**Task description**
Make an exact copy of all the material below, apart from the pictures.

**Collected data**
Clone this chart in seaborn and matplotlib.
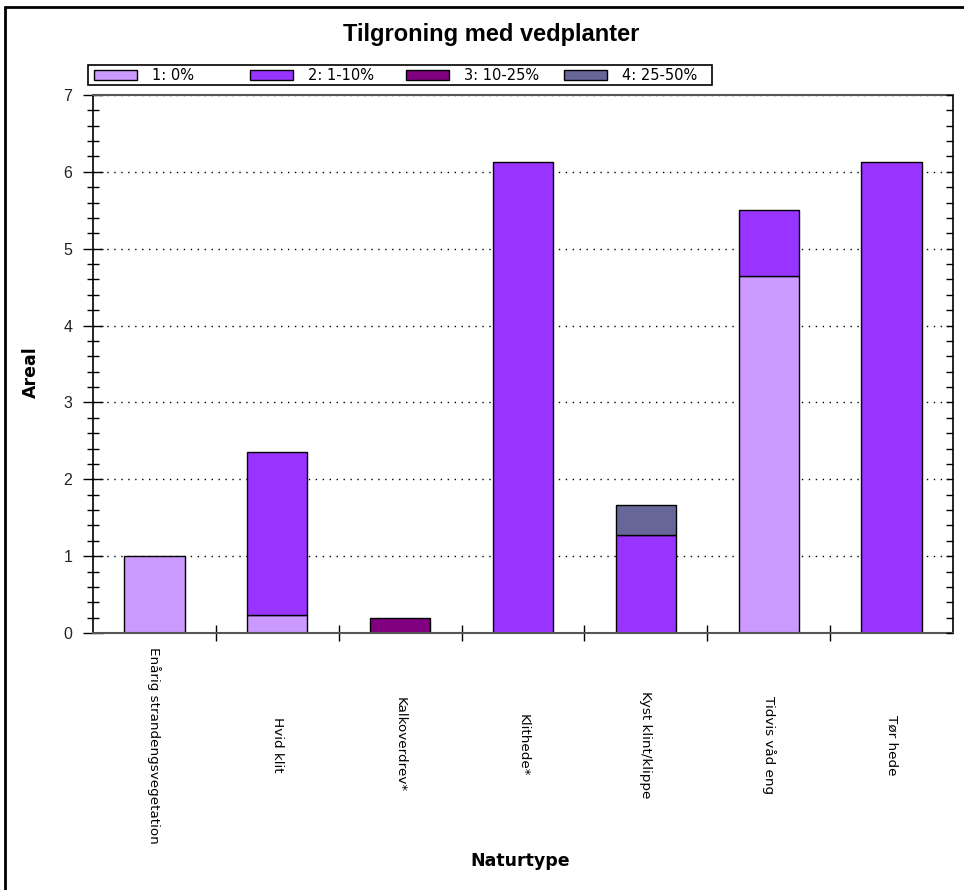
import matplotlib
matplotlib.use("Agg")
import matplotlib.pyplot as plt
from matplotlib.patches import Patch, Rectangle
from matplotlib.lines import Line2D
from matplotlib.ticker import MultipleLocator, FixedLocator
import seaborn as sns
import pandas as pd
import numpy as np

categories = ["Enårig strandengsvegetation", "Hvid klit", "Kalkoverdrev*", "Klithede*",
              "Kyst klint/klippe", "Tidvis våd eng", "Tør hede"]
classes = ["1: 0%", "2: 1-10%", "3: 10-25%", "4: 25-50%"]
s1 = [1.00, 0.23, 0.00, 0.00, 0.00, 4.65, 0.00]
s2 = [0.00, 2.12, 0.00, 6.13, 1.28, 0.86, 6.13]
s3 = [0.00, 0.00, 0.19, 0.00, 0.00, 0.00, 0.00]
s4 = [0.00, 0.00, 0.00, 0.00, 0.39, 0.00, 0.00]
colors = ["#CC99FF", "#9933FF", "#800080", "#666699"]

rows = []
for i, c in enumerate(categories):
    for cls, vals in zip(classes, [s1, s2, s3, s4]):
        rows.append({"Naturtype": c, "Klasse": cls, "Areal": vals[i]})
df = pd.DataFrame(rows)

sns.set_theme(style="white")
plt.rcParams["font.family"] = ["Liberation Sans", "DejaVu Sans"]
for k in ["text.color", "axes.labelcolor", "xtick.color", "ytick.color"]:
    plt.rcParams[k] = "black"

fig = plt.figure(figsize=(9.64, 8.9), dpi=100)
W, H = 964, 890
ax = fig.add_axes([93 / W, 1 - 633 / H, (953 - 93) / W, (633 - 95) / H])

palette = dict(zip(classes, colors))
sns.histplot(data=df, x="Naturtype", hue="Klasse", weights="Areal",
             hue_order=classes[::-1], multiple="stack", discrete=True,
             shrink=0.49, palette=palette, edgecolor="black", linewidth=1.0,
             alpha=1.0, legend=False, ax=ax)
# hide empty (zero-height) segments so they don't draw stray edges
for p in ax.patches:
    if abs(p.get_height()) < 1e-9:
        p.set_visible(False)

ax.set_xlim(-0.5, len(categories) - 0.5)
ax.set_ylim(0, 7)

# y axis
ax.yaxis.set_major_locator(MultipleLocator(1))
ax.yaxis.set_minor_locator(MultipleLocator(0.2))
ax.tick_params(axis="y", which="major", direction="inout", length=14, width=1,
               color="black", labelsize=11.5, pad=8, left=True, right=False,
               labelcolor="#222222")
ax.tick_params(axis="y", which="minor", direction="inout", length=8, width=1,
               color="black", left=True, right=False)
ax.grid(axis="y", which="major", linestyle=(0, (1, 4)), color="black", linewidth=1)
ax.set_axisbelow(True)

# x axis: tick marks at boundaries, labels at centres (vertically centred)
ax.set_xticks(np.arange(len(categories)))
ax.set_xticklabels(categories, rotation=270, fontsize=9.7,
                   family=["DejaVu Sans"], va="center", ha="center")
ax.tick_params(axis="x", which="major", length=0, pad=(745 - 633) * 0.72)
ax.xaxis.set_minor_locator(FixedLocator(np.arange(0.5, len(categories) - 0.5, 1)))
ax.tick_params(axis="x", which="minor", direction="inout", length=12, width=1,
               color="black", bottom=True)

# secondary right axis with inward ticks
ax2 = ax.twinx()
ax2.set_ylim(0, 7)
ax2.yaxis.set_major_locator(MultipleLocator(1))
ax2.yaxis.set_minor_locator(MultipleLocator(0.2))
ax2.tick_params(axis="y", which="both", direction="in", length=5, width=1,
                color="black", labelright=False)
for sp in ax2.spines.values():
    sp.set_visible(False)

for name, sp in ax.spines.items():
    sp.set_visible(True)
    sp.set_color("black" if name in ("left", "right") else "#555555")
    sp.set_linewidth(1.2 if name in ("left", "right") else 1.5)

ax.set_xlabel("Naturtype", fontsize=12.5, fontweight="bold", family=["DejaVu Sans"])
ax.xaxis.set_label_coords((520 - 93) / 860, -(852 - 633) / 538)
ax.set_ylabel("Areal", fontsize=12.5, fontweight="bold", family=["DejaVu Sans"])
ax.yaxis.set_label_coords(-(93 - 40) / 860, (633 - 372) / 538)

fig.text(491 / W, 1 - 35 / H, "Tilgroning med vedplanter", ha="center", va="center",
         fontsize=17, fontweight="bold")

# legend: equal-width columns inside one frame
fig.add_artist(Rectangle((88 / W, 1 - 85 / H), (712 - 88) / W, 20 / H,
                         transform=fig.transFigure, facecolor="white",
                         edgecolor="black", linewidth=1.2))
entry_x = [94, 250, 406, 564]
for x0, c, lab in zip(entry_x, colors, classes):
    lg = fig.legend([Patch(facecolor=c, edgecolor="black", linewidth=1)], [lab],
                    loc="center left", bbox_to_anchor=(x0 / W, 1 - 75.5 / H),
                    prop={"family": "DejaVu Sans", "size": 10.5},
                    frameon=False, handlelength=2.95, handleheight=0.75,
                    handletextpad=1.0, borderpad=0, borderaxespad=0)

# outer frame (top and left visible)
fig.add_artist(Line2D([5 / W, 1], [1 - 7 / H, 1 - 7 / H], color="black", linewidth=2,
                      transform=fig.transFigure))
fig.add_artist(Line2D([5 / W, 5 / W], [0, 1 - 7 / H], color="black", linewidth=2,
                      transform=fig.transFigure))

fig.savefig("out.png", dpi=100)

**Final result**
Clone this chart in seaborn and matplotlib.
import matplotlib
matplotlib.use("Agg")
import matplotlib.pyplot as plt
from matplotlib.patches import Patch, Rectangle
from matplotlib.lines import Line2D
from matplotlib.ticker import MultipleLocator, FixedLocator
import seaborn as sns
import pandas as pd
import numpy as np

categories = ["Enårig strandengsvegetation", "Hvid klit", "Kalkoverdrev*", "Klithede*",
              "Kyst klint/klippe", "Tidvis våd eng", "Tør hede"]
classes = ["1: 0%", "2: 1-10%", "3: 10-25%", "4: 25-50%"]
s1 = [1.00, 0.23, 0.00, 0.00, 0.00, 4.65, 0.00]
s2 = [0.00, 2.12, 0.00, 6.13, 1.28, 0.86, 6.13]
s3 = [0.00, 0.00, 0.19, 0.00, 0.00, 0.00, 0.00]
s4 = [0.00, 0.00, 0.00, 0.00, 0.39, 0.00, 0.00]
colors = ["#CC99FF", "#9933FF", "#800080", "#666699"]

rows = []
for i, c in enumerate(categories):
    for cls, vals in zip(classes, [s1, s2, s3, s4]):
        rows.append({"Naturtype": c, "Klasse": cls, "Areal": vals[i]})
df = pd.DataFrame(rows)

sns.set_theme(style="white")
plt.rcParams["font.family"] = ["Liberation Sans", "DejaVu Sans"]
for k in ["text.color", "axes.labelcolor", "xtick.color", "ytick.color"]:
    plt.rcParams[k] = "black"

fig = plt.figure(figsize=(9.64, 8.9), dpi=100)
W, H = 964, 890
ax = fig.add_axes([93 / W, 1 - 633 / H, (953 - 93) / W, (633 - 95) / H])

palette = dict(zip(classes, colors))
sns.histplot(data=df, x="Naturtype", hue="Klasse", weights="Areal",
             hue_order=classes[::-1], multiple="stack", discrete=True,
             shrink=0.49, palette=palette, edgecolor="black", linewidth=1.0,
             alpha=1.0, legend=False, ax=ax)
# hide empty (zero-height) segments so they don't draw stray edges
for p in ax.patches:
    if abs(p.get_height()) < 1e-9:
        p.set_visible(False)

ax.set_xlim(-0.5, len(categories) - 0.5)
ax.set_ylim(0, 7)

# y axis
ax.yaxis.set_major_locator(MultipleLocator(1))
ax.yaxis.set_minor_locator(MultipleLocator(0.2))
ax.tick_params(axis="y", which="major", direction="inout", length=14, width=1,
               color="black", labelsize=11.5, pad=8, left=True, right=False,
               labelcolor="#222222")
ax.tick_params(axis="y", which="minor", direction="inout", length=8, width=1,
               color="black", left=True, right=False)
ax.grid(axis="y", which="major", linestyle=(0, (1, 4)), color="black", linewidth=1)
ax.set_axisbelow(True)

# x axis: tick marks at boundaries, labels at centres (vertically centred)
ax.set_xticks(np.arange(len(categories)))
ax.set_xticklabels(categories, rotation=270, fontsize=9.7,
                   family=["DejaVu Sans"], va="center", ha="center")
ax.tick_params(axis="x", which="major", length=0, pad=(745 - 633) * 0.72)
ax.xaxis.set_minor_locator(FixedLocator(np.arange(0.5, len(categories) - 0.5, 1)))
ax.tick_params(axis="x", which="minor", direction="inout", length=12, width=1,
               color="black", bottom=True)

# secondary right axis with inward ticks
ax2 = ax.twinx()
ax2.set_ylim(0, 7)
ax2.yaxis.set_major_locator(MultipleLocator(1))
ax2.yaxis.set_minor_locator(MultipleLocator(0.2))
ax2.tick_params(axis="y", which="both", direction="in", length=5, width=1,
                color="black", labelright=False)
for sp in ax2.spines.values():
    sp.set_visible(False)

for name, sp in ax.spines.items():
    sp.set_visible(True)
    sp.set_color("black" if name in ("left", "right") else "#555555")
    sp.set_linewidth(1.2 if name in ("left", "right") else 1.5)

ax.set_xlabel("Naturtype", fontsize=12.5, fontweight="bold", family=["DejaVu Sans"])
ax.xaxis.set_label_coords((520 - 93) / 860, -(852 - 633) / 538)
ax.set_ylabel("Areal", fontsize=12.5, fontweight="bold", family=["DejaVu Sans"])
ax.yaxis.set_label_coords(-(93 - 40) / 860, (633 - 372) / 538)

fig.text(491 / W, 1 - 35 / H, "Tilgroning med vedplanter", ha="center", va="center",
         fontsize=17, fontweight="bold")

# legend: equal-width columns inside one frame
fig.add_artist(Rectangle((88 / W, 1 - 85 / H), (712 - 88) / W, 20 / H,
                         transform=fig.transFigure, facecolor="white",
                         edgecolor="black", linewidth=1.2))
entry_x = [94, 250, 406, 564]
for x0, c, lab in zip(entry_x, colors, classes):
    lg = fig.legend([Patch(facecolor=c, edgecolor="black", linewidth=1)], [lab],
                    loc="center left", bbox_to_anchor=(x0 / W, 1 - 75.5 / H),
                    prop={"family": "DejaVu Sans", "size": 10.5},
                    frameon=False, handlelength=2.95, handleheight=0.75,
                    handletextpad=1.0, borderpad=0, borderaxespad=0)

# outer frame (top and left visible)
fig.add_artist(Line2D([5 / W, 1], [1 - 7 / H, 1 - 7 / H], color="black", linewidth=2,
                      transform=fig.transFigure))
fig.add_artist(Line2D([5 / W, 5 / W], [0, 1 - 7 / H], color="black", linewidth=2,
                      transform=fig.transFigure))

fig.savefig("out.png", dpi=100)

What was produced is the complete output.